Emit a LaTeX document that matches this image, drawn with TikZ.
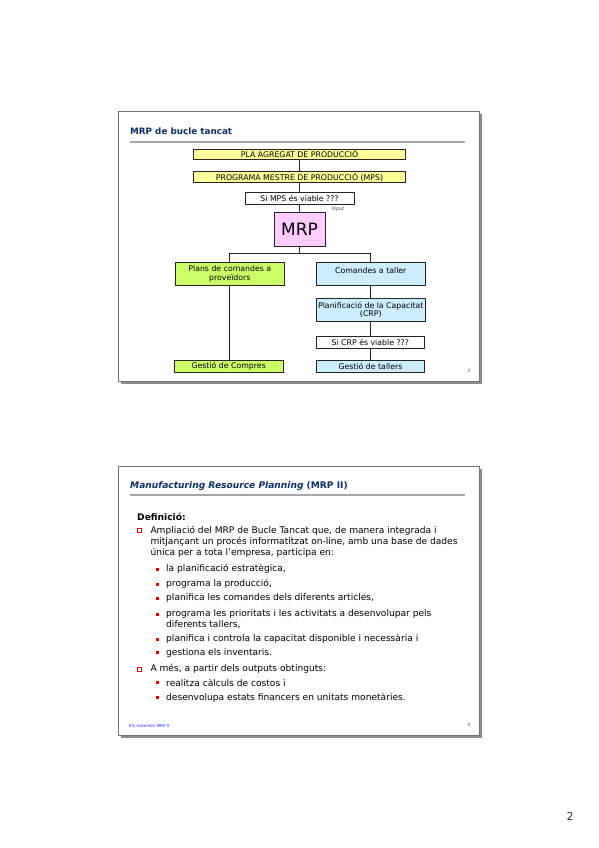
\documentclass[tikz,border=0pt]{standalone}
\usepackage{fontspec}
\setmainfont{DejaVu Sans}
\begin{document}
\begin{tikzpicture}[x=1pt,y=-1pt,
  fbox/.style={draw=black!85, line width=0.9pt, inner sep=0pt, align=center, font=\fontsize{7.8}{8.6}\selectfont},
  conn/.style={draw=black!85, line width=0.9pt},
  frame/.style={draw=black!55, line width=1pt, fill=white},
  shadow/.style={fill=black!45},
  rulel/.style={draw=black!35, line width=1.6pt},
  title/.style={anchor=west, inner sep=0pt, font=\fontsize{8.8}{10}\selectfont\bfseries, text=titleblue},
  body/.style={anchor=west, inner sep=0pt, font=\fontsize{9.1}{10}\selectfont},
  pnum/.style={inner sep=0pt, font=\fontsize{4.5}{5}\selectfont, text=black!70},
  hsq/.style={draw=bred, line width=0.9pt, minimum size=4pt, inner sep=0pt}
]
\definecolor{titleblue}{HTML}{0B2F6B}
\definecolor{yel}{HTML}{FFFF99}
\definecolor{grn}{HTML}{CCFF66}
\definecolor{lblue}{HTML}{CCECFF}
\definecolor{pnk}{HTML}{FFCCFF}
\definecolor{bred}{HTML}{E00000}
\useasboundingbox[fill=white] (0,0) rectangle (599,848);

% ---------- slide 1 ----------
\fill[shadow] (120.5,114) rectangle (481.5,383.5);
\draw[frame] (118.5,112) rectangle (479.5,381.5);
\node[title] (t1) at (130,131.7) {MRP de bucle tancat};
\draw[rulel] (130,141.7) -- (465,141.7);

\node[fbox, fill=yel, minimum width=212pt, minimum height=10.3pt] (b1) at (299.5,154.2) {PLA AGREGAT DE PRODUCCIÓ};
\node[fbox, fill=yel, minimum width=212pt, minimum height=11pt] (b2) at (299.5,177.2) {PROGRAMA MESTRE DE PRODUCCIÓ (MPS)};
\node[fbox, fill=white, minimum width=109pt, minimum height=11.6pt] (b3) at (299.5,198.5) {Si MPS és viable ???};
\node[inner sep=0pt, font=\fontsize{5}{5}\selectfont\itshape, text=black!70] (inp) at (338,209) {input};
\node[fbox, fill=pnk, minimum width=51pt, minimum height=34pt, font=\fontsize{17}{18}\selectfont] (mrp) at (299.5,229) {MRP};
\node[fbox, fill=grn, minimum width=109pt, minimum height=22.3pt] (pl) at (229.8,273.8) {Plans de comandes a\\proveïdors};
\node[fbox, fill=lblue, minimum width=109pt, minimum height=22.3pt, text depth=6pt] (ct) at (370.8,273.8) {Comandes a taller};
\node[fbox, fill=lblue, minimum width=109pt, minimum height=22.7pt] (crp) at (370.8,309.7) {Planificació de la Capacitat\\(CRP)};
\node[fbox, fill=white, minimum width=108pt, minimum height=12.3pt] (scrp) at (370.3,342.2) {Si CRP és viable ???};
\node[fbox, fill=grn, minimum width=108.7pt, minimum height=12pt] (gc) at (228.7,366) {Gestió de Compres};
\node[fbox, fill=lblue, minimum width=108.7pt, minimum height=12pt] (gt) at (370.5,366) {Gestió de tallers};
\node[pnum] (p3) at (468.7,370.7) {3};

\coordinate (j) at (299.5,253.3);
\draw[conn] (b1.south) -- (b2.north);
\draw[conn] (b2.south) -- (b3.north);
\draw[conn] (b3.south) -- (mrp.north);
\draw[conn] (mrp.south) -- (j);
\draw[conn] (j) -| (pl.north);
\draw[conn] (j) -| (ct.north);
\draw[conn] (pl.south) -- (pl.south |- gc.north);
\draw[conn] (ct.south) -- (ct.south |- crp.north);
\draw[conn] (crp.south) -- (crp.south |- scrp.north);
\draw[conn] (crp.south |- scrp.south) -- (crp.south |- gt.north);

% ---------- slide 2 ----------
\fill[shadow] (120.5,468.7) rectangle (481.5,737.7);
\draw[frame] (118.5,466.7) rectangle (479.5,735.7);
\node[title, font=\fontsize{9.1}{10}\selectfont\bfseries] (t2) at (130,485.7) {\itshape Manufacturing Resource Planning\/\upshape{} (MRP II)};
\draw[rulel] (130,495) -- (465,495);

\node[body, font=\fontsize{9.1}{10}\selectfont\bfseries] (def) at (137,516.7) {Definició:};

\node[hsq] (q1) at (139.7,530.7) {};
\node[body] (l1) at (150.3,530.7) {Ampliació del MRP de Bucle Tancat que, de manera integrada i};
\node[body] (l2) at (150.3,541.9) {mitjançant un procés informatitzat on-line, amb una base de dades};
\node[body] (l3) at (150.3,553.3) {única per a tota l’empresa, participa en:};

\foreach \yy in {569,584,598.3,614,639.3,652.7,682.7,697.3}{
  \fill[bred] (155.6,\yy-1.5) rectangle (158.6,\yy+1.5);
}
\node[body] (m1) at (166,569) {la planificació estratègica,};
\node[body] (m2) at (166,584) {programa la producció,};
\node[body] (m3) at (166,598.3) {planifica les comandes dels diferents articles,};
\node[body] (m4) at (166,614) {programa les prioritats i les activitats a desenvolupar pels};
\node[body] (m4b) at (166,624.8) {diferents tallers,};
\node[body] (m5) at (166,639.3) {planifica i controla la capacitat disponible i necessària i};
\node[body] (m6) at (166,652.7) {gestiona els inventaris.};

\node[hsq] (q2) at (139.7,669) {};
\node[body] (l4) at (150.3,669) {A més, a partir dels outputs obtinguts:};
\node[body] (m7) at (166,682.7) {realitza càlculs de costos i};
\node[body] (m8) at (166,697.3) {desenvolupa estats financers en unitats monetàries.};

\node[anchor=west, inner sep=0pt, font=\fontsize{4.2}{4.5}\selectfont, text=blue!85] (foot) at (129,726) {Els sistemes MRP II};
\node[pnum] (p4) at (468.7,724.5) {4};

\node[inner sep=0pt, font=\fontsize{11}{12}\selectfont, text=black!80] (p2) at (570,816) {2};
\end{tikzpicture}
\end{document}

....................

Repeat the lines above exactly, and keep every picture out.

Emit a LaTeX document that matches this image, drawn with TikZ.
\documentclass[tikz,border=0pt]{standalone}
\usepackage{fontspec}
\setmainfont{DejaVu Sans}
\begin{document}
\begin{tikzpicture}[x=1pt,y=-1pt,
  fbox/.style={draw=black!85, line width=0.9pt, inner sep=0pt, align=center, font=\fontsize{7.8}{8.6}\selectfont},
  conn/.style={draw=black!85, line width=0.9pt},
  frame/.style={draw=black!55, line width=1pt, fill=white},
  shadow/.style={fill=black!45},
  rulel/.style={draw=black!35, line width=1.6pt},
  title/.style={anchor=west, inner sep=0pt, font=\fontsize{8.8}{10}\selectfont\bfseries, text=titleblue},
  body/.style={anchor=west, inner sep=0pt, font=\fontsize{9.1}{10}\selectfont},
  pnum/.style={inner sep=0pt, font=\fontsize{4.5}{5}\selectfont, text=black!70},
  hsq/.style={draw=bred, line width=0.9pt, minimum size=4pt, inner sep=0pt}
]
\definecolor{titleblue}{HTML}{0B2F6B}
\definecolor{yel}{HTML}{FFFF99}
\definecolor{grn}{HTML}{CCFF66}
\definecolor{lblue}{HTML}{CCECFF}
\definecolor{pnk}{HTML}{FFCCFF}
\definecolor{bred}{HTML}{E00000}
\useasboundingbox[fill=white] (0,0) rectangle (599,848);

% ---------- slide 1 ----------
\fill[shadow] (120.5,114) rectangle (481.5,383.5);
\draw[frame] (118.5,112) rectangle (479.5,381.5);
\node[title] (t1) at (130,131.7) {MRP de bucle tancat};
\draw[rulel] (130,141.7) -- (465,141.7);

\node[fbox, fill=yel, minimum width=212pt, minimum height=10.3pt] (b1) at (299.5,154.2) {PLA AGREGAT DE PRODUCCIÓ};
\node[fbox, fill=yel, minimum width=212pt, minimum height=11pt] (b2) at (299.5,177.2) {PROGRAMA MESTRE DE PRODUCCIÓ (MPS)};
\node[fbox, fill=white, minimum width=109pt, minimum height=11.6pt] (b3) at (299.5,198.5) {Si MPS és viable ???};
\node[inner sep=0pt, font=\fontsize{5}{5}\selectfont\itshape, text=black!70] (inp) at (338,209) {input};
\node[fbox, fill=pnk, minimum width=51pt, minimum height=34pt, font=\fontsize{17}{18}\selectfont] (mrp) at (299.5,229) {MRP};
\node[fbox, fill=grn, minimum width=109pt, minimum height=22.3pt] (pl) at (229.8,273.8) {Plans de comandes a\\proveïdors};
\node[fbox, fill=lblue, minimum width=109pt, minimum height=22.3pt, text depth=6pt] (ct) at (370.8,273.8) {Comandes a taller};
\node[fbox, fill=lblue, minimum width=109pt, minimum height=22.7pt] (crp) at (370.8,309.7) {Planificació de la Capacitat\\(CRP)};
\node[fbox, fill=white, minimum width=108pt, minimum height=12.3pt] (scrp) at (370.3,342.2) {Si CRP és viable ???};
\node[fbox, fill=grn, minimum width=108.7pt, minimum height=12pt] (gc) at (228.7,366) {Gestió de Compres};
\node[fbox, fill=lblue, minimum width=108.7pt, minimum height=12pt] (gt) at (370.5,366) {Gestió de tallers};
\node[pnum] (p3) at (468.7,370.7) {3};

\coordinate (j) at (299.5,253.3);
\draw[conn] (b1.south) -- (b2.north);
\draw[conn] (b2.south) -- (b3.north);
\draw[conn] (b3.south) -- (mrp.north);
\draw[conn] (mrp.south) -- (j);
\draw[conn] (j) -| (pl.north);
\draw[conn] (j) -| (ct.north);
\draw[conn] (pl.south) -- (pl.south |- gc.north);
\draw[conn] (ct.south) -- (ct.south |- crp.north);
\draw[conn] (crp.south) -- (crp.south |- scrp.north);
\draw[conn] (crp.south |- scrp.south) -- (crp.south |- gt.north);

% ---------- slide 2 ----------
\fill[shadow] (120.5,468.7) rectangle (481.5,737.7);
\draw[frame] (118.5,466.7) rectangle (479.5,735.7);
\node[title, font=\fontsize{9.1}{10}\selectfont\bfseries] (t2) at (130,485.7) {\itshape Manufacturing Resource Planning\/\upshape{} (MRP II)};
\draw[rulel] (130,495) -- (465,495);

\node[body, font=\fontsize{9.1}{10}\selectfont\bfseries] (def) at (137,516.7) {Definició:};

\node[hsq] (q1) at (139.7,530.7) {};
\node[body] (l1) at (150.3,530.7) {Ampliació del MRP de Bucle Tancat que, de manera integrada i};
\node[body] (l2) at (150.3,541.9) {mitjançant un procés informatitzat on-line, amb una base de dades};
\node[body] (l3) at (150.3,553.3) {única per a tota l’empresa, participa en:};

\foreach \yy in {569,584,598.3,614,639.3,652.7,682.7,697.3}{
  \fill[bred] (155.6,\yy-1.5) rectangle (158.6,\yy+1.5);
}
\node[body] (m1) at (166,569) {la planificació estratègica,};
\node[body] (m2) at (166,584) {programa la producció,};
\node[body] (m3) at (166,598.3) {planifica les comandes dels diferents articles,};
\node[body] (m4) at (166,614) {programa les prioritats i les activitats a desenvolupar pels};
\node[body] (m4b) at (166,624.8) {diferents tallers,};
\node[body] (m5) at (166,639.3) {planifica i controla la capacitat disponible i necessària i};
\node[body] (m6) at (166,652.7) {gestiona els inventaris.};

\node[hsq] (q2) at (139.7,669) {};
\node[body] (l4) at (150.3,669) {A més, a partir dels outputs obtinguts:};
\node[body] (m7) at (166,682.7) {realitza càlculs de costos i};
\node[body] (m8) at (166,697.3) {desenvolupa estats financers en unitats monetàries.};

\node[anchor=west, inner sep=0pt, font=\fontsize{4.2}{4.5}\selectfont, text=blue!85] (foot) at (129,726) {Els sistemes MRP II};
\node[pnum] (p4) at (468.7,724.5) {4};

\node[inner sep=0pt, font=\fontsize{11}{12}\selectfont, text=black!80] (p2) at (570,816) {2};
\end{tikzpicture}
\end{document}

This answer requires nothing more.